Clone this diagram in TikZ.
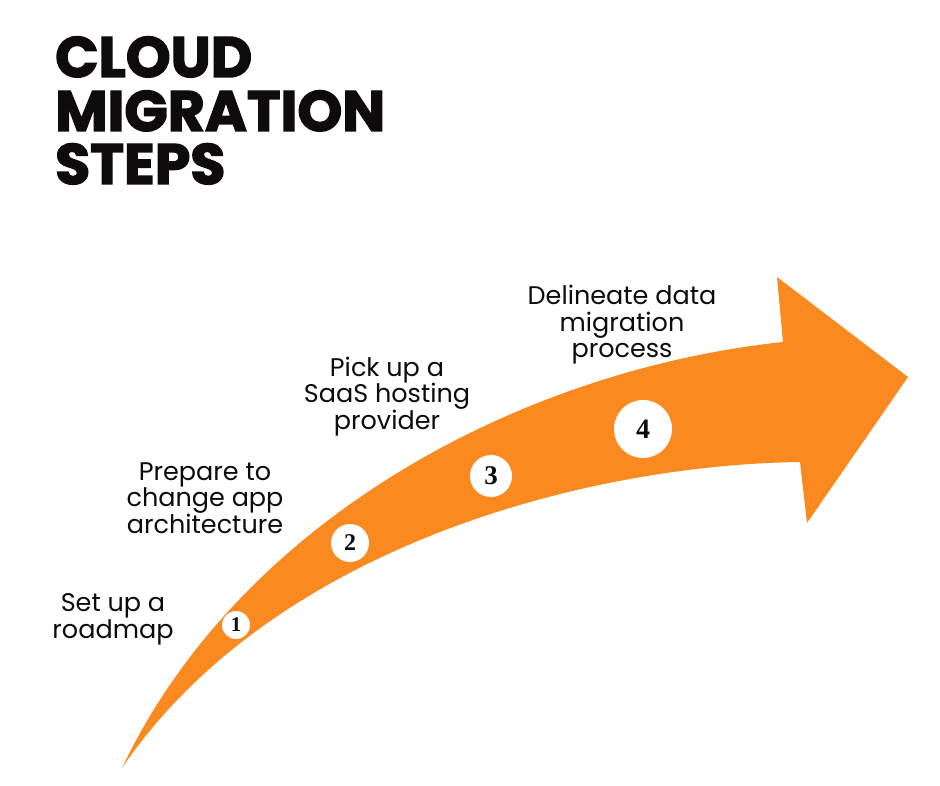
\documentclass[tikz,border=0pt]{standalone}
\usepackage{fontspec}
\setmainfont{Poppins}
\newfontfamily\numfont{Liberation Serif}
\newfontfamily\titlefont[BoldFeatures={FakeBold=2.5}]{Poppins}
\usetikzlibrary{positioning}
\definecolor{arroworange}{HTML}{FA8A20}
\definecolor{inkdark}{HTML}{0E0B0C}
\tikzset{
  steplabel/.style={align=center, inner sep=0pt, anchor=base, text=inkdark,
    font=\fontsize{25.5}{26.5}\selectfont},
  numdot/.style={circle, fill=white, inner sep=0pt, text=inkdark},
  titleline/.style={anchor=base west, inner sep=0pt, text=inkdark,
    font=\titlefont\fontsize{57}{57}\selectfont\bfseries}
}
\begin{document}
\begin{tikzpicture}[x=1pt,y=-1pt]
\useasboundingbox (0,0) rectangle (940,786);
% title
\node[titleline] (t1) at (55,77) {CLOUD};
\node[titleline] (t2) at (55,131) {MIGRATION};
\node[titleline] (t3) at (55,184) {STEPS};
% arrow
\fill[arroworange] (122,768) .. controls (240,520) and (520,370) .. (783,342)
  -- (777,277) -- (908,377) -- (807,523) -- (800,462)
  .. controls (580,465) and (270,550) .. (122,768) -- cycle;
% numbered circles
\node[numdot, minimum size=28pt, font=\numfont\bfseries\fontsize{21}{21}\selectfont] (c1) at (236,625) {1};
\node[numdot, minimum size=38pt, font=\numfont\bfseries\fontsize{24}{24}\selectfont] (c2) at (350,543) {2};
\node[numdot, minimum size=42pt, font=\numfont\bfseries\fontsize{27}{27}\selectfont] (c3) at (491,476) {3};
\node[numdot, minimum size=58pt, font=\numfont\bfseries\fontsize{28}{28}\selectfont] (c4) at (643,429) {4};
% labels (anchor base = last line's baseline)
\node[steplabel] (l1) at (113,638) {Set up a\\roadmap};
\node[steplabel] (l2) at (205,533) {Prepare to\\change app\\architecture};
\node[steplabel] (l3) at (387,429) {Pick up a\\SaaS hosting\\provider};
\node[steplabel] (l4) at (622,358) {Delineate data\\migration\\process};
\end{tikzpicture}
\end{document}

### Objective
Each line of the data is to be duplicated exactly; pictures stay out of the copy.

### Answer
Clone this diagram in TikZ.
\documentclass[tikz,border=0pt]{standalone}
\usepackage{fontspec}
\setmainfont{Poppins}
\newfontfamily\numfont{Liberation Serif}
\newfontfamily\titlefont[BoldFeatures={FakeBold=2.5}]{Poppins}
\usetikzlibrary{positioning}
\definecolor{arroworange}{HTML}{FA8A20}
\definecolor{inkdark}{HTML}{0E0B0C}
\tikzset{
  steplabel/.style={align=center, inner sep=0pt, anchor=base, text=inkdark,
    font=\fontsize{25.5}{26.5}\selectfont},
  numdot/.style={circle, fill=white, inner sep=0pt, text=inkdark},
  titleline/.style={anchor=base west, inner sep=0pt, text=inkdark,
    font=\titlefont\fontsize{57}{57}\selectfont\bfseries}
}
\begin{document}
\begin{tikzpicture}[x=1pt,y=-1pt]
\useasboundingbox (0,0) rectangle (940,786);
% title
\node[titleline] (t1) at (55,77) {CLOUD};
\node[titleline] (t2) at (55,131) {MIGRATION};
\node[titleline] (t3) at (55,184) {STEPS};
% arrow
\fill[arroworange] (122,768) .. controls (240,520) and (520,370) .. (783,342)
  -- (777,277) -- (908,377) -- (807,523) -- (800,462)
  .. controls (580,465) and (270,550) .. (122,768) -- cycle;
% numbered circles
\node[numdot, minimum size=28pt, font=\numfont\bfseries\fontsize{21}{21}\selectfont] (c1) at (236,625) {1};
\node[numdot, minimum size=38pt, font=\numfont\bfseries\fontsize{24}{24}\selectfont] (c2) at (350,543) {2};
\node[numdot, minimum size=42pt, font=\numfont\bfseries\fontsize{27}{27}\selectfont] (c3) at (491,476) {3};
\node[numdot, minimum size=58pt, font=\numfont\bfseries\fontsize{28}{28}\selectfont] (c4) at (643,429) {4};
% labels (anchor base = last line's baseline)
\node[steplabel] (l1) at (113,638) {Set up a\\roadmap};
\node[steplabel] (l2) at (205,533) {Prepare to\\change app\\architecture};
\node[steplabel] (l3) at (387,429) {Pick up a\\SaaS hosting\\provider};
\node[steplabel] (l4) at (622,358) {Delineate data\\migration\\process};
\end{tikzpicture}
\end{document}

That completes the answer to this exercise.